• [SHORT EXERCISE]:
Print exactly the lines from the first one down to the line containing "0.60, 0.45, 0.58, 0.67, 0.89, 0.86, 0.30, 0.52]", both ends included, with no pictures and nothing else.

• [GIVEN MATERIAL]:
== == ==

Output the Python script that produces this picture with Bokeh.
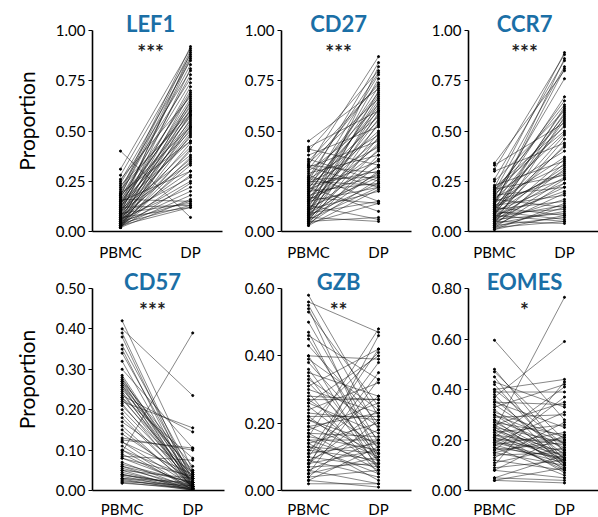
from bokeh.plotting import figure
from bokeh.layouts import gridplot
from bokeh.models import Range1d, FixedTicker, Label, NumeralTickFormatter
from bokeh.embed import file_html
from bokeh.resources import INLINE

groups = ["PBMC", "DP"]

lef1_pbmc = [0.40, 0.31, 0.28, 0.25, 0.24, 0.22, 0.20, 0.19, 0.18, 0.18, 0.17, 0.17, 0.16, 0.16, 0.15, 0.15,
             0.14, 0.14, 0.13, 0.13, 0.12, 0.12, 0.12, 0.11, 0.11, 0.10, 0.10, 0.10, 0.09, 0.09, 0.09, 0.09,
             0.08, 0.08, 0.08, 0.07, 0.07, 0.07, 0.07, 0.06, 0.06, 0.06, 0.06, 0.05, 0.05, 0.05, 0.05, 0.05,
             0.04, 0.04, 0.04, 0.04, 0.04, 0.03, 0.03, 0.03, 0.03, 0.03, 0.03, 0.02, 0.02, 0.02, 0.02, 0.02,
             0.21, 0.19, 0.23, 0.26, 0.11, 0.13, 0.15, 0.18]
lef1_dp = [0.07, 0.91, 0.88, 0.85, 0.80, 0.76, 0.92, 0.90, 0.87, 0.83, 0.74, 0.68, 0.62, 0.15, 0.78, 0.57,
           0.64, 0.50, 0.70, 0.45, 0.66, 0.55, 0.13, 0.60, 0.38, 0.72, 0.52, 0.34, 0.81, 0.63, 0.47, 0.14,
           0.58, 0.42, 0.27, 0.69, 0.54, 0.36, 0.12, 0.61, 0.49, 0.30, 0.22, 0.65, 0.51, 0.40, 0.25, 0.15,
           0.59, 0.44, 0.33, 0.20, 0.13, 0.56, 0.48, 0.37, 0.28, 0.18, 0.12, 0.53, 0.41, 0.24, 0.16, 0.35,
           0.60, 0.45, 0.58, 0.67, 0.89, 0.86, 0.30, 0.52]

cd27_pbmc = [0.45, 0.42, 0.41, 0.40, 0.38, 0.36, 0.34, 0.33, 0.33, 0.32, 0.32, 0.31, 0.30, 0.29, 0.28, 0.27,
             0.26, 0.26, 0.25, 0.25, 0.24, 0.24, 0.23, 0.22, 0.22, 0.21, 0.21, 0.20, 0.20, 0.19, 0.18, 0.18,
             0.17, 0.17, 0.16, 0.16, 0.15, 0.15, 0.14, 0.14, 0.13, 0.13, 0.12, 0.12, 0.11, 0.11, 0.10, 0.10,
             0.09, 0.09, 0.09, 0.08, 0.08, 0.08, 0.07, 0.07, 0.07, 0.06, 0.06, 0.06, 0.05, 0.05, 0.05, 0.04,
             0.04, 0.04, 0.03, 0.03, 0.27, 0.19, 0.23, 0.35, 0.11, 0.15]
cd27_dp = [0.71, 0.60, 0.33, 0.80, 0.52, 0.25, 0.66, 0.87, 0.29, 0.45, 0.22, 0.74, 0.57, 0.38, 0.15, 0.63,
           0.48, 0.27, 0.84, 0.23, 0.69, 0.42, 0.30, 0.55, 0.10, 0.78, 0.35, 0.62, 0.24, 0.50, 0.72, 0.28,
           0.46, 0.14, 0.65, 0.32, 0.58, 0.22, 0.76, 0.40, 0.53, 0.06, 0.67, 0.27, 0.44, 0.20, 0.61, 0.36,
           0.82, 0.29, 0.15, 0.70, 0.49, 0.24, 0.59, 0.33, 0.05, 0.64, 0.41, 0.22, 0.54, 0.30, 0.07, 0.47,
           0.26, 0.14, 0.38, 0.21, 0.79, 0.68, 0.60, 0.73, 0.56, 0.43]

ccr7_pbmc = [0.34, 0.33, 0.31, 0.30, 0.26, 0.25, 0.23, 0.22, 0.22, 0.21, 0.20, 0.20, 0.19, 0.18, 0.18, 0.17,
             0.17, 0.16, 0.16, 0.15, 0.15, 0.14, 0.14, 0.13, 0.13, 0.12, 0.12, 0.12, 0.11, 0.11, 0.11, 0.10,
             0.10, 0.10, 0.09, 0.09, 0.09, 0.08, 0.08, 0.08, 0.07, 0.07, 0.07, 0.06, 0.06, 0.06, 0.05, 0.05,
             0.05, 0.04, 0.04, 0.04, 0.03, 0.03, 0.03, 0.02, 0.02, 0.02, 0.01, 0.01, 0.14, 0.19, 0.21, 0.06,
             0.13, 0.09]
ccr7_dp = [0.80, 0.54, 0.88, 0.44, 0.85, 0.60, 0.35, 0.89, 0.52, 0.28, 0.82, 0.63, 0.40, 0.56, 0.22, 0.76,
           0.33, 0.49, 0.12, 0.67, 0.26, 0.58, 0.37, 0.86, 0.18, 0.53, 0.30, 0.08, 0.61, 0.42, 0.15, 0.55,
           0.24, 0.06, 0.48, 0.32, 0.11, 0.59, 0.20, 0.05, 0.43, 0.27, 0.13, 0.36, 0.09, 0.22, 0.31, 0.16,
           0.04, 0.26, 0.10, 0.57, 0.19, 0.07, 0.34, 0.12, 0.05, 0.24, 0.08, 0.14, 0.81, 0.65, 0.50, 0.46,
           0.29, 0.62]

cd57_pbmc = [0.42, 0.40, 0.39, 0.38, 0.36, 0.35, 0.34, 0.32, 0.30, 0.285, 0.28, 0.275, 0.27, 0.265, 0.26, 0.255,
             0.25, 0.245, 0.24, 0.235, 0.23, 0.225, 0.22, 0.215, 0.20, 0.18, 0.17, 0.16, 0.14, 0.13, 0.125, 0.12,
             0.11, 0.10, 0.095, 0.09, 0.085, 0.08, 0.07, 0.065, 0.06, 0.055, 0.05, 0.045, 0.04, 0.038, 0.035, 0.03,
             0.028, 0.025, 0.022, 0.02, 0.018, 0.27, 0.26, 0.23, 0.21, 0.19, 0.15, 0.12, 0.10, 0.08, 0.06, 0.05,
             0.04, 0.03]
cd57_dp = [0.05, 0.235, 0.02, 0.01, 0.04, 0.005, 0.03, 0.01, 0.105, 0.02, 0.005, 0.04, 0.01, 0.03, 0.0, 0.015,
           0.05, 0.005, 0.02, 0.145, 0.01, 0.035, 0.155, 0.005, 0.02, 0.01, 0.045, 0.003, 0.025, 0.10, 0.105, 0.01,
           0.002, 0.03, 0.39, 0.008, 0.075, 0.015, 0.004, 0.02, 0.001, 0.01, 0.03, 0.005, 0.002, 0.015, 0.001, 0.008,
           0.0, 0.004, 0.012, 0.002, 0.006, 0.06, 0.045, 0.08, 0.03, 0.005, 0.01, 0.04, 0.001, 0.035, 0.02, 0.0,
           0.01, 0.02]

gzb_pbmc = [0.58, 0.56, 0.55, 0.54, 0.53, 0.50, 0.47, 0.46, 0.45, 0.43, 0.40, 0.40, 0.39, 0.38, 0.35, 0.34,
            0.33, 0.32, 0.31, 0.30, 0.29, 0.28, 0.27, 0.27, 0.26, 0.25, 0.24, 0.23, 0.22, 0.22, 0.21, 0.20,
            0.19, 0.18, 0.17, 0.17, 0.16, 0.16, 0.15, 0.15, 0.14, 0.13, 0.13, 0.12, 0.12, 0.11, 0.10, 0.10,
            0.09, 0.09, 0.08, 0.08, 0.07, 0.07, 0.06, 0.06, 0.05, 0.05, 0.04, 0.04, 0.03, 0.03, 0.02, 0.36,
            0.26, 0.19, 0.11, 0.14, 0.08, 0.21]
gzb_dp = [0.22, 0.47, 0.18, 0.09, 0.25, 0.14, 0.08, 0.33, 0.12, 0.20, 0.39, 0.06, 0.24, 0.15, 0.28, 0.07,
          0.19, 0.11, 0.42, 0.23, 0.05, 0.27, 0.27, 0.13, 0.17, 0.09, 0.32, 0.21, 0.22, 0.07, 0.14, 0.41,
          0.10, 0.26, 0.16, 0.06, 0.12, 0.48, 0.15, 0.08, 0.20, 0.05, 0.11, 0.28, 0.09, 0.14, 0.07, 0.38,
          0.18, 0.04, 0.12, 0.24, 0.08, 0.46, 0.15, 0.02, 0.10, 0.33, 0.06, 0.21, 0.01, 0.13, 0.02, 0.09,
          0.40, 0.23, 0.42, 0.03, 0.35, 0.11]

eomes_pbmc = [0.595, 0.48, 0.47, 0.45, 0.43, 0.42, 0.40, 0.40, 0.39, 0.38, 0.37, 0.36, 0.35, 0.34, 0.33, 0.32,
              0.31, 0.30, 0.29, 0.28, 0.28, 0.27, 0.26, 0.26, 0.25, 0.25, 0.24, 0.24, 0.23, 0.23, 0.22, 0.22,
              0.21, 0.21, 0.20, 0.20, 0.19, 0.19, 0.18, 0.18, 0.17, 0.17, 0.16, 0.16, 0.15, 0.14, 0.13, 0.12,
              0.11, 0.10, 0.09, 0.08, 0.08, 0.05, 0.05, 0.04, 0.04, 0.27, 0.30, 0.24, 0.21, 0.19, 0.35, 0.15]
eomes_dp = [0.28, 0.15, 0.20, 0.10, 0.33, 0.12, 0.44, 0.18, 0.39, 0.09, 0.59, 0.14, 0.25, 0.16, 0.42, 0.11,
            0.21, 0.13, 0.30, 0.17, 0.08, 0.22, 0.12, 0.35, 0.19, 0.10, 0.765, 0.15, 0.26, 0.07, 0.18, 0.12,
            0.41, 0.14, 0.20, 0.09, 0.16, 0.31, 0.11, 0.23, 0.13, 0.06, 0.19, 0.37, 0.10, 0.15, 0.27, 0.08,
            0.17, 0.43, 0.12, 0.05, 0.22, 0.14, 0.04, 0.03, 0.09, 0.13, 0.19, 0.11, 0.08, 0.12, 0.34, 0.21]

panel_names = ["LEF1", "CD27", "CCR7", "CD57", "GZB", "EOMES"]
panel_stars = ["***", "***", "***", "***", "**", "*"]
top_ticks = [0, 0.25, 0.5, 0.75, 1.0]
cd57_ticks = [0, 0.1, 0.2, 0.3, 0.4, 0.5]
gzb_ticks = [0, 0.2, 0.4, 0.6]
eomes_ticks = [0, 0.2, 0.4, 0.6, 0.8]

FONT = "Lato"
TITLE_COLOR = "#1b6fa6"


def panel(name, stars, pbmc, dp, ticks, fw, axis_px, extra_px, bl, br, bt, bb, xr,
          ylabel=None, xstand=10):
    ymax = ticks[-1]
    fh = axis_px + extra_px
    ytop = ymax * fh / axis_px
    p = figure(title=None, frame_width=fw, frame_height=fh, min_border_left=bl, min_border_right=br,
               min_border_top=bt, min_border_bottom=bb, x_range=Range1d(*xr),
               y_range=Range1d(0, ytop), output_backend="svg", toolbar_location=None)
    p.outline_line_color = None
    p.grid.visible = False
    xp = groups.index("PBMC") + 1
    xd = groups.index("DP") + 1
    xs = [[xp, xd] for _ in pbmc]
    ys = [[a, b] for a, b in zip(pbmc, dp)]
    p.multi_line(xs, ys, line_color="#111111", line_width=0.6, line_alpha=0.85)
    p.scatter([xp] * len(pbmc), pbmc, size=2.1, color="black")
    p.scatter([xd] * len(dp), dp, size=2.1, color="black")

    xa = p.xaxis[0]
    xa.ticker = FixedTicker(ticks=[xp, xd], minor_ticks=[])
    xa.major_label_overrides = {xp: groups[0], xd: groups[1]}
    xa.major_tick_in = 0
    xa.major_tick_out = 0
    xa.minor_tick_in = 0
    xa.minor_tick_out = 0
    xa.axis_line_width = 1.6
    xa.major_label_standoff = xstand
    xa.major_label_text_font = FONT
    xa.major_label_text_font_size = "15px"
    xa.major_label_text_color = "black"

    ya = p.yaxis[0]
    ya.bounds = (0, ymax)
    ya.ticker = FixedTicker(ticks=ticks, minor_ticks=[])
    ya.formatter = NumeralTickFormatter(format="0.00")
    ya.major_tick_in = 0
    ya.major_tick_out = 4
    ya.minor_tick_in = 0
    ya.minor_tick_out = 0
    ya.axis_line_width = 1.6
    ya.major_tick_line_width = 1.2
    ya.major_label_standoff = 3
    ya.major_label_text_font = FONT
    ya.major_label_text_font_size = "15px"
    ya.major_label_text_color = "black"
    if ylabel:
        ya.axis_label = ylabel
        ya.axis_label_text_font = FONT
        ya.axis_label_text_font_size = "21px"
        ya.axis_label_text_font_style = "normal"
        ya.axis_label_text_color = "black"
        ya.axis_label_standoff = 14

    p.add_layout(Label(x=1.43, y=1.035 * ymax, text=name, text_align="center",
                       text_baseline="middle", text_font=FONT, text_font_size="22px",
                       text_font_style="bold", text_color=TITLE_COLOR))
    p.add_layout(Label(x=1.43, y=0.895 * ymax, text=stars, text_align="center",
                       text_baseline="middle", text_font=FONT, text_font_size="21px",
                       text_font_style="bold", text_color="#222222"))
    return p


p1 = panel(panel_names[0], panel_stars[0], lef1_pbmc, lef1_dp, top_ticks, 130, 201, 20, 92, 13, 10, 33,
           (0.6, 2.457), "Proportion", xstand=11)
p2 = panel(panel_names[1], panel_stars[1], cd27_pbmc, cd27_dp, top_ticks, 130, 201, 20, 46, 9, 10, 33,
           (0.614, 2.471), xstand=11)
p3 = panel(panel_names[2], panel_stars[2], ccr7_pbmc, ccr7_dp, top_ticks, 130, 201, 20, 48, 0, 10, 33,
           (0.629, 2.486), xstand=11)
p4 = panel(panel_names[3], panel_stars[3], cd57_pbmc, cd57_dp, cd57_ticks, 132, 202, 20, 90, 13, 4, 27,
           (0.58, 2.45), "Proportion", xstand=9)
p5 = panel(panel_names[4], panel_stars[4], gzb_pbmc, gzb_dp, gzb_ticks, 130, 202, 20, 46, 9, 4, 27,
           (0.614, 2.471), xstand=9)
p6 = panel(panel_names[5], panel_stars[5], eomes_pbmc, eomes_dp, eomes_ticks, 130, 202, 20, 48, 0, 4, 27,
           (0.629, 2.486), xstand=9)

grid = gridplot([[p1, p2, p3], [p4, p5, p6]], toolbar_location=None)

open("out.html", "w").write(file_html(grid, INLINE))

== == ==

• [RESPONSE]:
Output the Python script that produces this picture with Bokeh.
from bokeh.plotting import figure
from bokeh.layouts import gridplot
from bokeh.models import Range1d, FixedTicker, Label, NumeralTickFormatter
from bokeh.embed import file_html
from bokeh.resources import INLINE

groups = ["PBMC", "DP"]

lef1_pbmc = [0.40, 0.31, 0.28, 0.25, 0.24, 0.22, 0.20, 0.19, 0.18, 0.18, 0.17, 0.17, 0.16, 0.16, 0.15, 0.15,
             0.14, 0.14, 0.13, 0.13, 0.12, 0.12, 0.12, 0.11, 0.11, 0.10, 0.10, 0.10, 0.09, 0.09, 0.09, 0.09,
             0.08, 0.08, 0.08, 0.07, 0.07, 0.07, 0.07, 0.06, 0.06, 0.06, 0.06, 0.05, 0.05, 0.05, 0.05, 0.05,
             0.04, 0.04, 0.04, 0.04, 0.04, 0.03, 0.03, 0.03, 0.03, 0.03, 0.03, 0.02, 0.02, 0.02, 0.02, 0.02,
             0.21, 0.19, 0.23, 0.26, 0.11, 0.13, 0.15, 0.18]
lef1_dp = [0.07, 0.91, 0.88, 0.85, 0.80, 0.76, 0.92, 0.90, 0.87, 0.83, 0.74, 0.68, 0.62, 0.15, 0.78, 0.57,
           0.64, 0.50, 0.70, 0.45, 0.66, 0.55, 0.13, 0.60, 0.38, 0.72, 0.52, 0.34, 0.81, 0.63, 0.47, 0.14,
           0.58, 0.42, 0.27, 0.69, 0.54, 0.36, 0.12, 0.61, 0.49, 0.30, 0.22, 0.65, 0.51, 0.40, 0.25, 0.15,
           0.59, 0.44, 0.33, 0.20, 0.13, 0.56, 0.48, 0.37, 0.28, 0.18, 0.12, 0.53, 0.41, 0.24, 0.16, 0.35,
           0.60, 0.45, 0.58, 0.67, 0.89, 0.86, 0.30, 0.52]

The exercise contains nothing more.